Come si vede, molti e diversi sono stati gli effetti del ’68. Ma è interessante seguire passo passo, attraverso un altro volume appena uscito del giornalista Roberto Gobbi, Maggio ’68. Cronaca di una rivolta immaginaria( Neri Pozza, pagine 174, euro 12,50), gli eventi salienti di quel mese. Gli scontri, i protagonisti, le varie fasi della protesta sono ricostruiti metodicamente, con un fil rouge che attraversa i singoli episodi, quello dell’immaginazione.  Per dirla con il teologo Michel de Certeau, è stato il momento della «presa della parola» da parte di una generazione che non sopportava più gli schemi dominanti.
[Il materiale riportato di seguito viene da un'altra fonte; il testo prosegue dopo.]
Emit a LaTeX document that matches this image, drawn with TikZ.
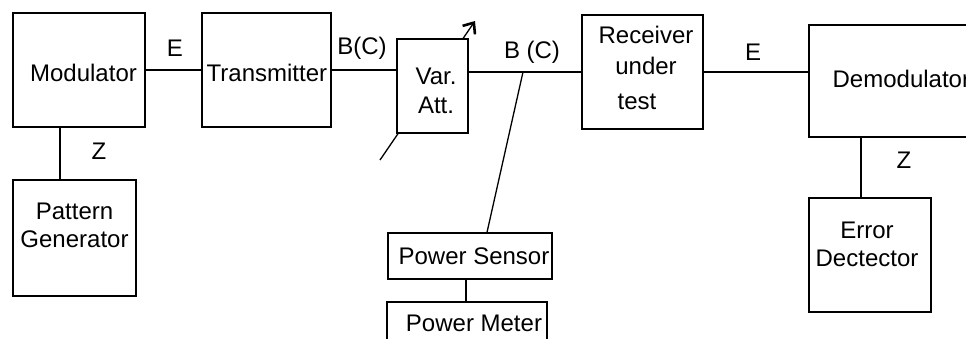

Lo si vede dagli slogan che Gobbi riporta, dal più emblematico «L’immaginazione al potere» a «Siate realisti: prendete per realtà i vostri desideri», «Corri compagno, il vecchio mondo è dietro di te», «Io decreto lo stato di felicità permanente ». La parola “felicità” appunto è la più declamata: le assemblee diventano una sorta di enorme seduta di psicoanalisi in cui i giovani si mettono a nudo e parlano di tutto. 

 

Non solo di politica, ma delle loro emozioni, delle loro aspirazioni, del mondo nuovo che vorrebbero costruire. Il cortile della Sorbona diventa il regno di una felicità organizzata: nascono giornali, si vendono libri, spuntano ritratti e manifesti. È un’esplosione creativa che vede insieme ragazzi e ragazze. Queste ultime in particolare assumono per la prima volta un ruolo da protagoniste (tanto da far dire a Morin che nel ’68 vi sono i prodromi del femminismo). Se i leader della rivolta sono maschi, dal carismatico “Dani il rosso”, Cohn-Bendit, al presidente del sindacato studenti Jacques Sauvageot, cattolico, fino ad Alain Gueismar, il giovane segretario del sindacato degli insegnanti che diventerà uno dei “megafoni” del Maggio, le due icone della rivolta sono femmine. Una è Caroline de Bendern, una mannequinche si trova quasi per caso coinvolta nelle manifestazioni e la cui immagine sulle spalle di un manifestante mentre sventola una bandiera del Vietnam diventa la fotografia più nota del Maggio francese, tanto da esser definita «la Marianne del Maggio ’78»; un’altra è Dominique Grange, che desidera fare la cantante e che comporrà una sorta di inno del ’68, Chacun de vous est concerné (Ognuno di voi è coinvolto), considerata la “canzone del ’68” e che sarà poi rimusicata e cantata da Fabrizio De André. Quello che manca in questi due volumi è l’attenzione all’ansia religiosa dei giovani del ’68, quella che i già citati Clément, Clavel e de Certeau, ma anche André Frossard, padre Jean Daniélou e l’arcivescovo di Parigi François Marty, seppero intravedere e che indubbiamente ne costituì un aspetto fondamentale. Essi diedero in qualche modo vita a una “jacquerie dello spirito” che ebbe non poco influsso, assieme al Concilio, sui cambiamenti avvenuti nella Chiesa nei decenni successivi.